What strikes me most forcefully is the rodeo’s juxtaposition of brutality and beauty. It is nearly impossible to believe that such barbaric events can be so graceful and poignant, yet when viewed in slow motion and against the audio backdrop of such elegant classical music they truly are. In this tightlycontrolled format, the rodeo is transformed into an emotionally stirring ballet, one in which humans and beasts battle for superiority through the highly choreographed motions of dance. This is but one iteration of the eternal struggle between man and nature. Indeed, it is not surprising to learn that the title of the musical composition (after which the video is named) refers to ritual dances performed by young warriors in ancient Greece. Fast forward a few millennia to the present day, and our young “warriors” are still engaged in war dances. Just as I had earlier predicted, what I have encountered is a death dance, ballet, and religious ritual—all rolled into one virtuoso performance.

At the core of Gymnopedies is the collapse and unfolding of time. Experiencing the piece, I am constantly aware of traversing multiple eras and locations, from ancient Greece to nineteenth-century France, from the Old West to contemporary, rural America. It is almost an exhausting experience, for I feel a bit like the unnamed traveler in H.G. Wells’s The Time Machine, or perhaps more accurately like Captain Picard from Star Trek’s The Next Generation, ever moving throughout the universe as a witness to the social and cultural structures that unite—or divide—us as beings. Watching Gymnopedies I am fully aware that I don’t quite belong to its conflicted world. There are familiar elements in the piece (the music, the images, the props), but they reside in a place slightly outside my direct experience, existing only in a hazy cloud of learned references. I cannot help feeling like I don’t belong here, that I am a foreigner who has, by some strange rip in the universe’s space-time continuum, happened upon the filming of an old-fashioned Western and has been hired as one of the extras. For as strangely familiar as it is, I might as well be experiencing this work from the holodeck on The Enterprise.

Somewhat connected yet distanced from the scenes unfolding around me, I continually shift back and forth from inside and outside myself. This topsy-turvy sensation is exactly what the artists Bull.Miletic themselves experienced while recording the video footage of the rodeo in Castro Valley, California. Hailing from Scandinavia and Eastern Europe, neither artist had ever attended a real rodeo competition; their only past association with the sport had been through watching Western films. It is no wonder then that their interpretation of the rodeo hints at the myth of the cowboy and the Old West, while simultaneously exposing its brutality and beauty. Through their eyes, I am witness to an exotic, disturbing, and exciting event.

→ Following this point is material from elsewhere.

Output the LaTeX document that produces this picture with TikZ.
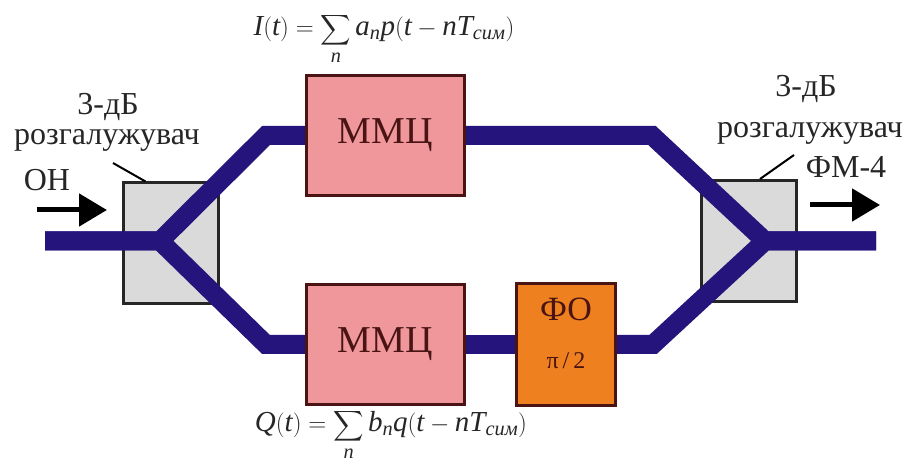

As Gymnopedies comes to an end and the credits start rolling, I gradually return to my senses. I realize I wasn’t at a rodeo after all, I was just sitting on a bale of straw in a darkened room and watching flickering lights on a wall. I stretch my arms and legs and get up to leave. Crossing the threshold once again, I step out of the magical, mysterious space of the gallery and cross back over into the buzz of reality. How wonderfully refreshing it was to travel to another world and time, if only for just a few precious minutes! Perhaps one day scientists will learn to harness the fluid potential of space and use it to beam us to faraway universes. We shall see. In the meantime, I’ve always got Gymnopedies.